In the 1950s, his company introduced the “Dempster-Dumpmaster”, or what you and I know as the modern garbage truck. The Dumpmaster was the first commercially successful, front-loading garbage truck in the United States. It completely eliminated the need for the driver to get out of the truck, as well as the need to physically haul the dumpster to a landfill. A single truck could now empty several dumpsters in between trips to the disposal point, dramatically increasing the speed and efficiency of garbage collection.

George Dempster Hauling Truck

Fun Fact #2:

Jeff Wilson, professor of Environmental Science at Huston-Tillotson University in Austin, Texas, spent an entire year living inside a dumpster on the university’s campus.
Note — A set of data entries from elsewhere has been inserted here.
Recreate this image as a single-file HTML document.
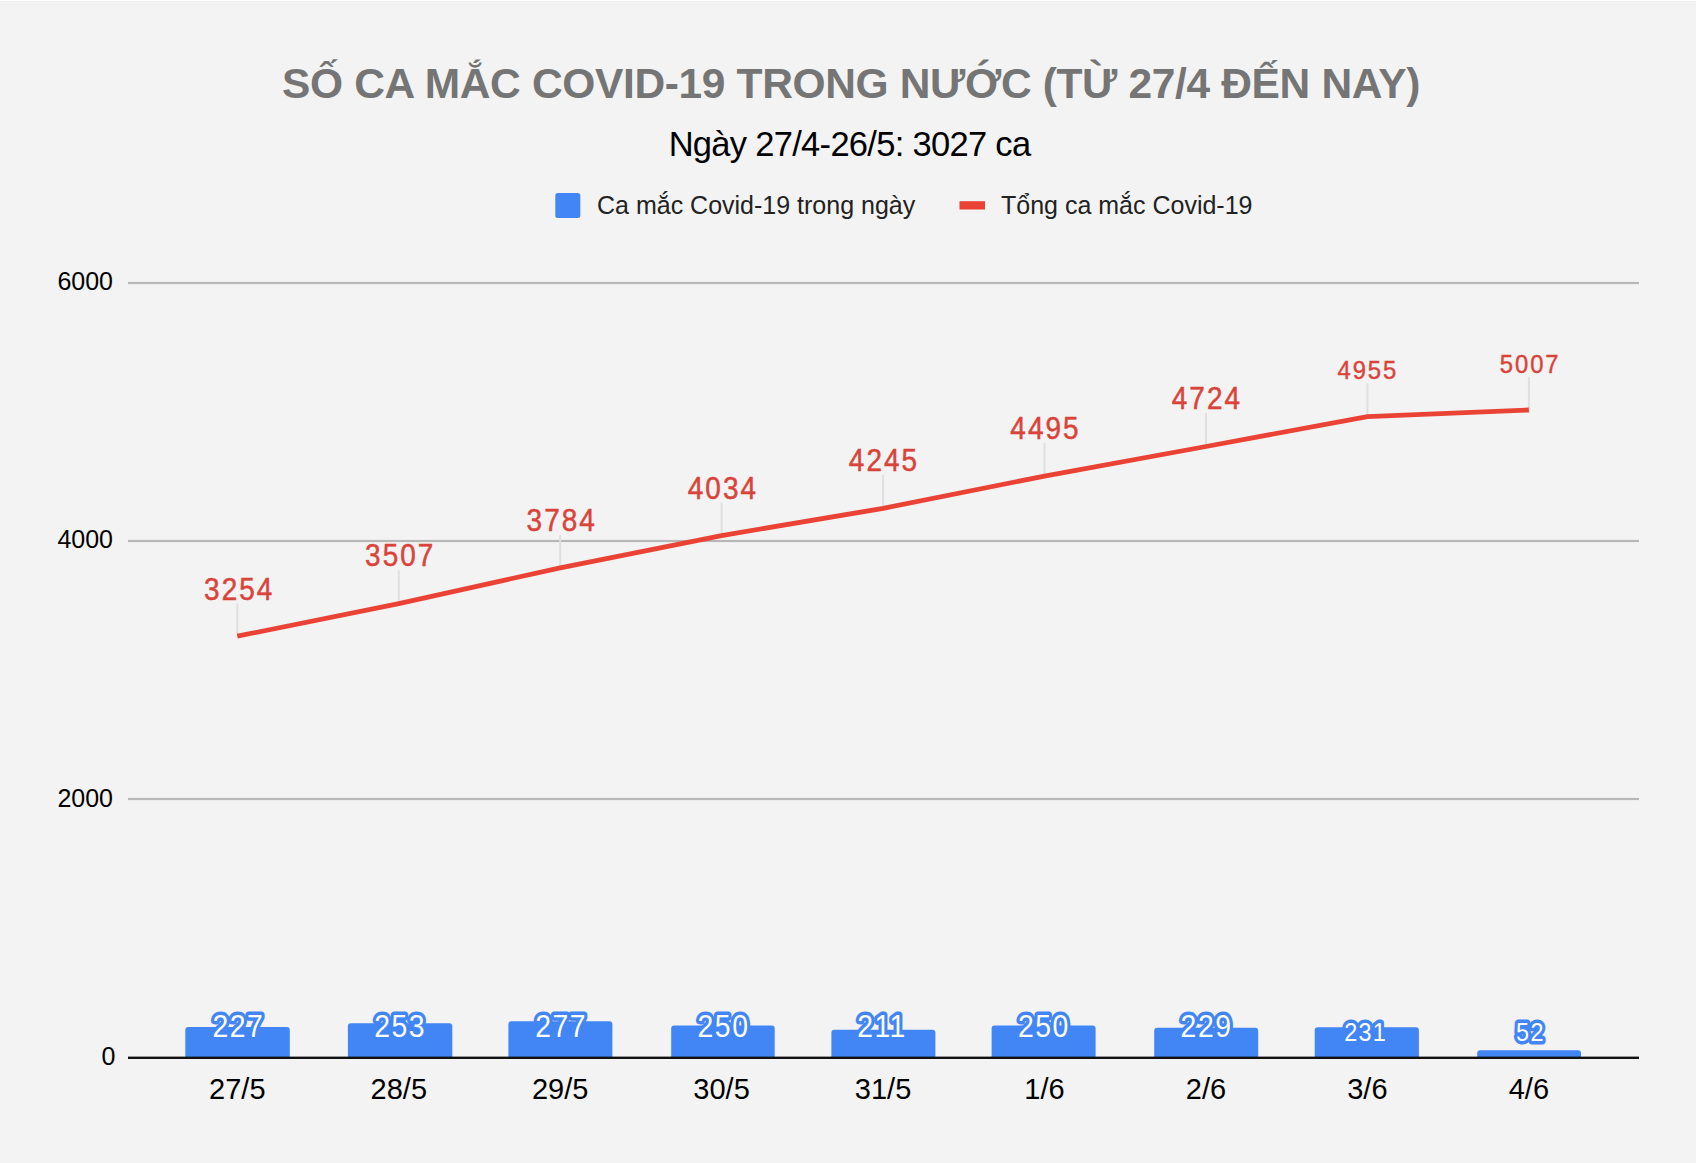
<!DOCTYPE html>
<html><head><meta charset="utf-8"><style>
html,body{margin:0;padding:0;background:#f3f3f3;}
svg{display:block;}
text{font-family:"Liberation Sans",sans-serif;}
.t{font-size:42.5px;font-weight:bold;fill:#757575;letter-spacing:-0.35px;}
.s{font-size:34.5px;fill:#000;letter-spacing:-0.7px;}
.l{font-size:25px;fill:#222;}
.y{font-size:25px;fill:#000;}
.x{font-size:29px;fill:#000;}
.ll{font-size:31px;fill:#d9443a;stroke:#d9443a;stroke-width:0.5px;letter-spacing:2.3px;}
.ls{font-size:26.5px;fill:#d9443a;stroke:#d9443a;stroke-width:0.45px;letter-spacing:2.1px;}
.bl{font-size:31.5px;fill:#fff;stroke:#4285f4;stroke-width:7px;letter-spacing:1.7px;paint-order:stroke;stroke-linejoin:round;}
.bs{font-size:26px;fill:#fff;stroke:#4285f4;stroke-width:7px;letter-spacing:1.5px;paint-order:stroke;stroke-linejoin:round;}
</style></head><body>
<svg width="1696" height="1163" viewBox="0 0 1696 1163">
<rect x="0" y="0" width="1696" height="1163" fill="#f3f3f3"/>
<rect x="0" y="0" width="1696" height="1" fill="#ffffff"/>
<rect x="0" y="1" width="1696" height="1" fill="#efefef"/>
<rect x="0" y="2" width="1696" height="1" fill="#f5f5f5"/>
<rect x="0" y="3" width="1696" height="1" fill="#f2f2f2"/>
<rect x="0" y="4" width="1696" height="1" fill="#efefef"/>
<rect x="0" y="5" width="1696" height="1" fill="#f5f5f5"/>
<rect x="0" y="6" width="1696" height="1" fill="#f0f0f0"/>
<text x="851" y="98" text-anchor="middle" class="t">SỐ CA MẮC COVID-19 TRONG NƯỚC (TỪ 27/4 ĐẾN NAY)</text>
<text x="849.5" y="156" text-anchor="middle" class="s">Ngày 27/4-26/5: 3027 ca</text>
<rect x="555.3" y="193" width="25" height="25" rx="2.5" fill="#4285f4"/>
<text x="597" y="214" class="l">Ca mắc Covid-19 trong ngày</text>
<rect x="959.5" y="201.2" width="25.5" height="8.3" fill="#ea4335"/>
<text x="1001" y="214" class="l">Tổng ca mắc Covid-19</text>
<rect x="128" y="281.9" width="1511" height="2.2" fill="#b7b7b7"/>
<rect x="128" y="539.9" width="1511" height="2.2" fill="#b7b7b7"/>
<rect x="128" y="797.9" width="1511" height="2.2" fill="#b7b7b7"/>
<text x="113" y="289.7" text-anchor="end" class="y">6000</text>
<text x="113" y="548" text-anchor="end" class="y">4000</text>
<text x="113" y="806.5" text-anchor="end" class="y">2000</text>
<text x="115.5" y="1064.7" text-anchor="end" class="y">0</text>
<path d="M185.3,1057.5 V1030.1 Q185.3,1027.1 188.3,1027.1 H286.8 Q289.8,1027.1 289.8,1030.1 V1057.5 Z" fill="#4285f4"/>
<path d="M347.9,1057.5 V1026.2 Q347.9,1023.2 350.9,1023.2 H449.3 Q452.3,1023.2 452.3,1026.2 V1057.5 Z" fill="#4285f4"/>
<path d="M508.4,1057.5 V1024.2 Q508.4,1021.2 511.4,1021.2 H609.4 Q612.4,1021.2 612.4,1024.2 V1057.5 Z" fill="#4285f4"/>
<path d="M671.2,1057.5 V1028.6 Q671.2,1025.6 674.2,1025.6 H771.7 Q774.7,1025.6 774.7,1028.6 V1057.5 Z" fill="#4285f4"/>
<path d="M831.4,1057.5 V1032.8 Q831.4,1029.8 834.4,1029.8 H932.4 Q935.4,1029.8 935.4,1032.8 V1057.5 Z" fill="#4285f4"/>
<path d="M991.6,1057.5 V1028.6 Q991.6,1025.6 994.6,1025.6 H1092.6 Q1095.6,1025.6 1095.6,1028.6 V1057.5 Z" fill="#4285f4"/>
<path d="M1154.2,1057.5 V1030.8 Q1154.2,1027.8 1157.2,1027.8 H1255.2 Q1258.2,1027.8 1258.2,1030.8 V1057.5 Z" fill="#4285f4"/>
<path d="M1314.7,1057.5 V1030.3 Q1314.7,1027.3 1317.7,1027.3 H1415.9 Q1418.9,1027.3 1418.9,1030.3 V1057.5 Z" fill="#4285f4"/>
<path d="M1477.2,1057.5 V1053.3 Q1477.2,1050.3 1480.2,1050.3 H1578.0 Q1581.0,1050.3 1581.0,1053.3 V1057.5 Z" fill="#4285f4"/>
<rect x="128" y="1056.6" width="1511" height="2.4" fill="#111111"/>
<rect x="236.3" y="603.5" width="2" height="30.7" fill="#dfdfdf"/>
<rect x="397.8" y="570.4" width="2" height="31.2" fill="#dfdfdf"/>
<rect x="559.2" y="535.0" width="2" height="30.8" fill="#dfdfdf"/>
<rect x="720.6" y="502.7" width="2" height="30.9" fill="#dfdfdf"/>
<rect x="882.1" y="475.0" width="2" height="31.3" fill="#dfdfdf"/>
<rect x="1043.5" y="443.0" width="2" height="31.1" fill="#dfdfdf"/>
<rect x="1205.0" y="413.0" width="2" height="31.5" fill="#dfdfdf"/>
<rect x="1366.4" y="383.4" width="2" height="31.3" fill="#dfdfdf"/>
<rect x="1527.9" y="376.9" width="2" height="31.1" fill="#dfdfdf"/>
<polyline points="237.3,636.2 398.8,603.6 560.2,567.8 721.6,535.6 883.1,508.3 1044.5,476.1 1206.0,446.5 1367.4,416.7 1528.9,410.0" fill="none" stroke="#ea4335" stroke-width="4.8" stroke-linejoin="round"/>
<text transform="translate(239.23,599.5) scale(0.9,1)" text-anchor="middle" class="ll">3254</text>
<text transform="translate(400.24,566.4) scale(0.9,1)" text-anchor="middle" class="ll">3507</text>
<text transform="translate(561.74,531.0) scale(0.9,1)" text-anchor="middle" class="ll">3784</text>
<text transform="translate(722.93,498.7) scale(0.9,1)" text-anchor="middle" class="ll">4034</text>
<text transform="translate(884.03,471.0) scale(0.9,1)" text-anchor="middle" class="ll">4245</text>
<text transform="translate(1045.54,439.0) scale(0.9,1)" text-anchor="middle" class="ll">4495</text>
<text transform="translate(1206.94,409.0) scale(0.9,1)" text-anchor="middle" class="ll">4724</text>
<text transform="translate(1367.85,379.4) scale(0.9,1)" text-anchor="middle" class="ls">4955</text>
<text transform="translate(1530.14,372.9) scale(0.9,1)" text-anchor="middle" class="ls">5007</text>
<text transform="translate(238.41,1037) scale(0.9,1)" text-anchor="middle" class="bl">227</text>
<text transform="translate(400.21,1037) scale(0.9,1)" text-anchor="middle" class="bl">253</text>
<text transform="translate(561.16,1037) scale(0.9,1)" text-anchor="middle" class="bl">277</text>
<text transform="translate(723.51,1037) scale(0.9,1)" text-anchor="middle" class="bl">250</text>
<text transform="translate(882.01,1037) scale(0.9,1)" text-anchor="middle" class="bl">211</text>
<text transform="translate(1043.92,1037) scale(0.9,1)" text-anchor="middle" class="bl">250</text>
<text transform="translate(1206.52,1037) scale(0.9,1)" text-anchor="middle" class="bl">229</text>
<text transform="translate(1365.67,1040.8) scale(0.9,1)" text-anchor="middle" class="bs">231</text>
<text transform="translate(1530.47,1040.8) scale(0.9,1)" text-anchor="middle" class="bs">52</text>
<text x="237.3" y="1098.8" text-anchor="middle" class="x">27/5</text>
<text x="398.8" y="1098.8" text-anchor="middle" class="x">28/5</text>
<text x="560.2" y="1098.8" text-anchor="middle" class="x">29/5</text>
<text x="721.6" y="1098.8" text-anchor="middle" class="x">30/5</text>
<text x="883.1" y="1098.8" text-anchor="middle" class="x">31/5</text>
<text x="1044.5" y="1098.8" text-anchor="middle" class="x">1/6</text>
<text x="1206.0" y="1098.8" text-anchor="middle" class="x">2/6</text>
<text x="1367.4" y="1098.8" text-anchor="middle" class="x">3/6</text>
<text x="1528.9" y="1098.8" text-anchor="middle" class="x">4/6</text>
</svg>
</body></html>
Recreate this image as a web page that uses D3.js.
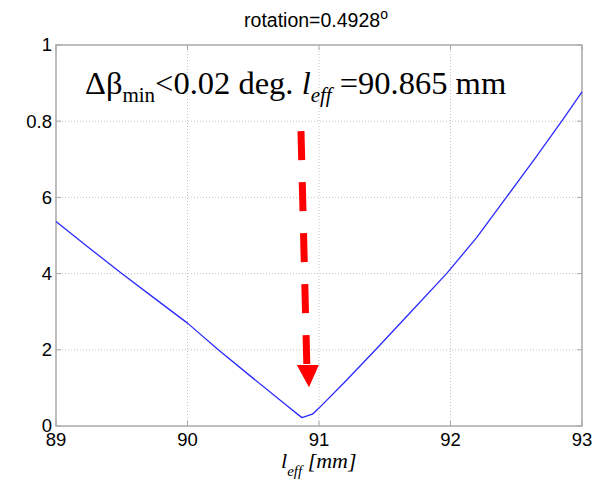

The Dempster-Dumpmaster became the standard design for every garbage truck that followed it. Other manufacturers over the years have tried to improve upon Dempster’s original system, designing dumpsters and trucks for both side and rear-loading. Yet try as they might, none have been able to create a more efficient system than Dempster’s.

The Dempster Dumpmaster

What to Say the Next Time Someone Asks You, “What Is a Dumpster?”

You can tell them all about Dempster’s contributions to waste management and how they helped make clean, modern living possible for the rest of us. Without his inventions, we’d still be side-stepping piles of garbage on our way to the corner coffee shop. Not to mention being deprived of one of the greatest expressions in the English language.

When you go to take the trash out tomorrow morning, be sure to acknowledge one of the great unsung inventors of the 20th century: George Roby Dempster.